Nach drei Jahren Abschiebestopp soll nun auch wieder in den Senegal abgeschoben werden – und das in einer Zeit, in der die größten Straßenproteste seit Jahren von Armee und Polizei gewaltsam niedergeschlagen werden. Bereits zwei Mal konnte dieser Abschiebeflug verhindert werden.
Auf den Kanaren zeigt sich erneut, dass die Menschen sich durch milliardenschwere Abschottungspolitik und staatliche Repression nicht von ihrer Suche nach einem besseren Leben abhalten lassen. Sie werden sich weiter auf den Weg machen, solange ihre Lebensumstände sie dazu zwingen. Die autoritäre Vorstellung, Migration regulieren zu können, verstärkt vor allem das Leid der Betroffenen und ist langfristig zum Scheitern verurteilt.
„Die Ankommenden fordern Würde. Doch hier werden sie nicht als Menschen, sondern wie Dreck behandelt.“ – Mba, lokaler Aktivist auf Teneriffa
Doch anstatt ein bedingungsloses Recht auf Migration anzuerkennen, setzt die EU ein weiteres Mal auf Abschreckung, handelt mit den Regierungen der Herkunfts- und Transitländer menschenverachtende Verträge aus um die Menschen schon auf dem afrikanischen Kontinent aufzuhalten und steckt diejenigen, die es dennoch versuchen, in Lager, die an Gefängnisse erinnern. All das kommt nicht von ungefähr. Die gesamte Migrations- und Grenzpolitik der EU ist geprägt von der rassistischen Logik, globale Umverteilungsprozesse zum Schutz der eigenen Privilegien zu verhindern.
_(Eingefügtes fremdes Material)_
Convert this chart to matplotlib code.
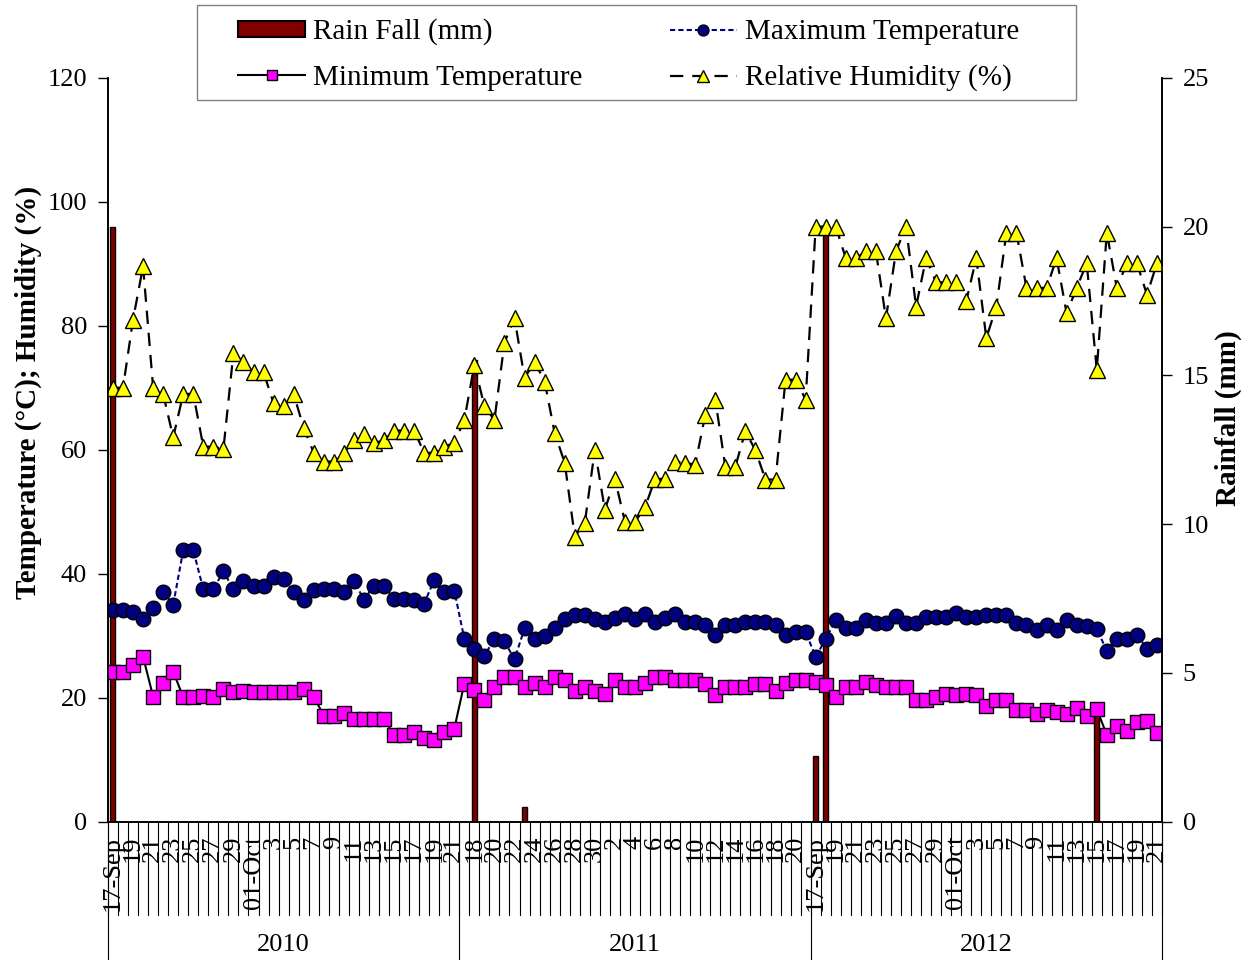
import numpy as np
import pandas as pd
import matplotlib
matplotlib.use('Agg')
import matplotlib.pyplot as plt
from matplotlib.patches import Patch, Rectangle

years = ['2010', '2011', '2012']

# daily weather, 17 Sep - 21 Oct of each year (35 days per year)
tmax = [34.2, 34.2, 33.8, 32.7, 34.4, 37.1, 35.0, 43.8, 43.8, 37.5, 37.5, 40.4, 37.5, 38.9, 38.0, 38.0, 39.5, 39.2,
        37.0, 35.8, 37.4, 37.5, 37.5, 37.1, 38.9, 35.8, 38.1, 38.1, 35.9, 35.9, 35.8, 35.2, 39.0, 37.0, 37.3,
        29.5, 27.9, 26.8, 29.5, 29.1, 26.2, 31.2, 29.5, 30.0, 31.2, 32.7, 33.4, 33.4, 32.7, 32.3, 32.8, 33.5, 32.7,
        33.5, 32.3, 32.8, 33.5, 32.3, 32.3, 31.8, 30.1, 31.8, 31.7, 32.3, 32.3, 32.3, 31.7, 30.1, 30.6, 30.6,
        26.6, 29.5, 32.6, 31.2, 31.2, 32.6, 32.0, 32.0, 33.2, 32.0, 32.0, 33.1, 33.1, 33.1, 33.7, 33.1, 33.1, 33.4,
        33.4, 33.4, 32.0, 31.7, 31.0, 31.7, 31.0, 32.6, 31.7, 31.5, 31.1, 27.6, 29.5, 29.5, 30.2, 27.9, 28.5]

tmin = [24.2, 24.2, 25.3, 26.6, 20.2, 22.4, 24.2, 20.1, 20.1, 20.3, 20.2, 21.4, 21.0, 21.1, 21.0, 21.0, 20.9, 20.9,
        20.9, 21.4, 20.2, 17.1, 17.1, 17.6, 16.6, 16.6, 16.6, 16.6, 14.0, 14.0, 14.4, 13.5, 13.2, 14.4, 15.0,
        22.3, 21.3, 19.6, 21.7, 23.3, 23.3, 21.7, 22.4, 21.7, 23.3, 22.9, 21.1, 21.7, 21.1, 20.6, 22.9, 21.7, 21.7,
        22.4, 23.3, 23.3, 22.9, 22.9, 22.9, 22.3, 20.5, 21.7, 21.7, 21.7, 22.3, 22.3, 21.1, 22.4, 22.9, 22.9,
        22.5, 22.1, 20.1, 21.7, 21.7, 22.6, 22.1, 21.7, 21.7, 21.7, 19.7, 19.6, 20.2, 20.6, 20.4, 20.6, 20.5, 18.6,
        19.6, 19.7, 18.0, 18.0, 17.4, 18.0, 17.7, 17.4, 18.3, 17.1, 18.2, 14.0, 15.5, 14.7, 16.1, 16.3, 14.3]

rh = [70.0, 70.0, 81.0, 89.6, 70.0, 69.0, 62.0, 69.0, 69.0, 60.5, 60.5, 60.1, 75.6, 74.1, 72.5, 72.5, 67.5, 67.0,
      69.0, 63.5, 59.5, 58.1, 58.1, 59.5, 61.5, 62.6, 61.1, 61.5, 63.1, 63.1, 63.1, 59.5, 59.5, 60.5, 61.1,
      64.8, 73.7, 67.0, 64.8, 77.3, 81.2, 71.6, 74.2, 71.0, 62.7, 57.9, 46.0, 48.2, 60.0, 50.3, 55.3, 48.4, 48.4,
      50.7, 55.3, 55.3, 58.1, 57.9, 57.6, 65.6, 68.1, 57.3, 57.3, 63.0, 59.9, 55.2, 55.2, 71.3, 71.3, 68.1,
      96.0, 96.0, 96.0, 90.9, 90.9, 92.0, 92.0, 81.2, 92.0, 96.0, 83.1, 90.9, 87.0, 87.0, 87.0, 84.0, 90.9, 78.0,
      83.1, 95.0, 95.0, 86.1, 86.1, 86.1, 90.9, 82.0, 86.1, 90.1, 72.9, 95.0, 86.1, 90.1, 90.1, 85.0, 90.1]

rain_2010 = [20.0] + [0] * 34
rain_2011 = [0, 15.5, 0, 0, 0, 0, 0.5] + [0] * 28
rain_2012 = [2.2, 20.0] + [0] * 26 + [3.8] + [0] * 6
rain = rain_2010 + rain_2011 + rain_2012

dates = [d for y in years for d in pd.date_range(y + '-09-17', y + '-10-21')]
n = len(dates)
x = np.arange(n) + 0.5


def day_label(d):
    if d.month == 9 and d.day == 17:
        return '17-Sep'
    if d.day == 1:
        return '01-Oct'
    return str(d.day)


plt.rcParams['font.family'] = 'Liberation Serif'

fig = plt.figure(figsize=(12.48, 9.6), dpi=100)
ax = fig.add_axes([0.0865, 0.144, 0.8446, 0.775])
ax2 = ax.twinx()
ax.set_zorder(ax2.get_zorder() + 1)
ax.patch.set_visible(False)

# rainfall bars on the right axis
ax2.bar(x, rain, width=0.5, color='#800000', edgecolor='black', linewidth=1)

l_tmax, = ax.plot(x, tmax, color='#000080', lw=1.5, ls=(0, (2.5, 1.5)),
                  marker='o', ms=10.5, mfc='#000080', mec='black', mew=1)
l_tmin, = ax.plot(x, tmin, color='black', lw=1.5, ls='-',
                  marker='s', ms=10.5, mfc='#ff00ff', mec='black', mew=1)
l_rh, = ax.plot(x, rh, color='black', lw=1.6, ls=(0, (6, 4)),
                marker='^', ms=11, mfc='#ffff00', mec='black', mew=1)

ax.set_xlim(0, n)
ax.set_ylim(0, 120)
ax.set_yticks(range(0, 121, 20))
ax2.set_ylim(0, 25)
ax2.set_yticks(range(0, 26, 5))

ax.set_xticks(x[::2])
ax.set_xticklabels([day_label(d) for d in dates[::2]], rotation=90, va='top')
ax.tick_params(axis='x', length=0, pad=10, labelsize=19)
ax.tick_params(axis='y', direction='out', length=7, width=1, labelsize=19, pad=8)
ax2.tick_params(axis='y', direction='out', length=7, width=1, labelsize=19, pad=8)

for a in (ax, ax2):
    a.spines['top'].set_visible(False)
    for s in a.spines.values():
        s.set_linewidth(1.2)

# category separators and year groups under the axis
trans = ax.get_xaxis_transform()
for k in range(n + 1):
    ax.plot([k, k], [0, -0.125], transform=trans, clip_on=False, color='black', lw=0.8)
days_per_year = n // len(years)
for j, y in enumerate(years):
    start = j * days_per_year
    ax.plot([start, start], [0, -0.2], transform=trans, clip_on=False, color='black', lw=0.8)
    ax.text(start + days_per_year / 2, -0.165, y, transform=trans, ha='center', va='center', fontsize=19)
ax.plot([n, n], [0, -0.2], transform=trans, clip_on=False, color='black', lw=0.8)

ax.set_ylabel('Temperature (°C); Humidity (%)', fontsize=21, fontweight='bold', labelpad=4)
ax2.set_ylabel('Rainfall (mm)', fontsize=21, fontweight='bold', labelpad=4)
ax.yaxis.label.set_y(0.577)
ax2.yaxis.label.set_y(0.543)

# legend box above the plot
fig.add_artist(Rectangle((0.158, 0.896), 0.704, 0.099, transform=fig.transFigure,
                         facecolor='white', edgecolor='#808080', linewidth=1, zorder=5))
handles = [Patch(facecolor='#800000', edgecolor='black', linewidth=1.5),
           l_tmin, l_tmax, l_rh]
labels = ['Rain Fall (mm)', 'Minimum Temperature', 'Maximum Temperature', 'Relative Humidity (%)']
leg = fig.legend(handles, labels, ncol=2, loc='upper left',
                 bbox_to_anchor=(0.1907, 0.9807), fontsize=21, frameon=False,
                 handlelength=2.3, handleheight=0.48, handletextpad=0.27,
                 columnspacing=3.0, markerscale=0.75, labelspacing=0.66,
                 borderpad=0, borderaxespad=0)
leg.set_zorder(6)

fig.savefig('out.png', dpi=100)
Dieses Konzept nationalstaatlicher Ausgrenzung gilt es aus linker Perspektive grundsätzlich abzulehnen und zu bekämpfen. Denn nur die Perspektive auf globale Solidarität in einer Welt ohne Grenzen kann die Ursachen für Flucht in den Blick nehmen. Gleichzeitig sollte Migration selbstverständlich und für jede:n möglich sein.
Die EU und Spanien dagegen gießen auf den Kanaren ein weiteres Mal Öl ins Feuer einer rassistisch strukturierten Welt, anstatt sich der offensichtlichen globalen sozialen Ungerechtigkeit und dem historische Erbe von Kolonialismus und Imperialismus endlich zu stellen.
Dem entgegen steht die unmittelbare Solidarität, welche die Menschen auf ihrem Weg erfahren. Sie stellt dieser Unmenschlichkeit die Hoffnung auf eine andere Welt entgegen. In diesem Sinne ist es wunderschön zu sehen, wie sich ein weiteres Mal spontane Unterstützungsstrukturen rund um die Lager entwickeln und die Menschen sich gegenseitig helfen.
„Jene, die unter der Gewalt Europas leiden, sind meine Brüder und Schwestern. Daher ist es für mich völlig natürlich, ihnen zu helfen, sie zu beschützen und an ihrer Seite zu kämpfen.“ – Mba, lokaler Aktivist auf Teneriffa
Zu den Autor:innen: Rosa Ackva und Jonas Meurer waren im Winter drei Monate auf den Kanaren, haben die politische Situation rund um die vermehrten Bootsankünfte beobachtet und waren beeindruckt von der Solidaritätsarbeit der politischen Strukturen vor Ort.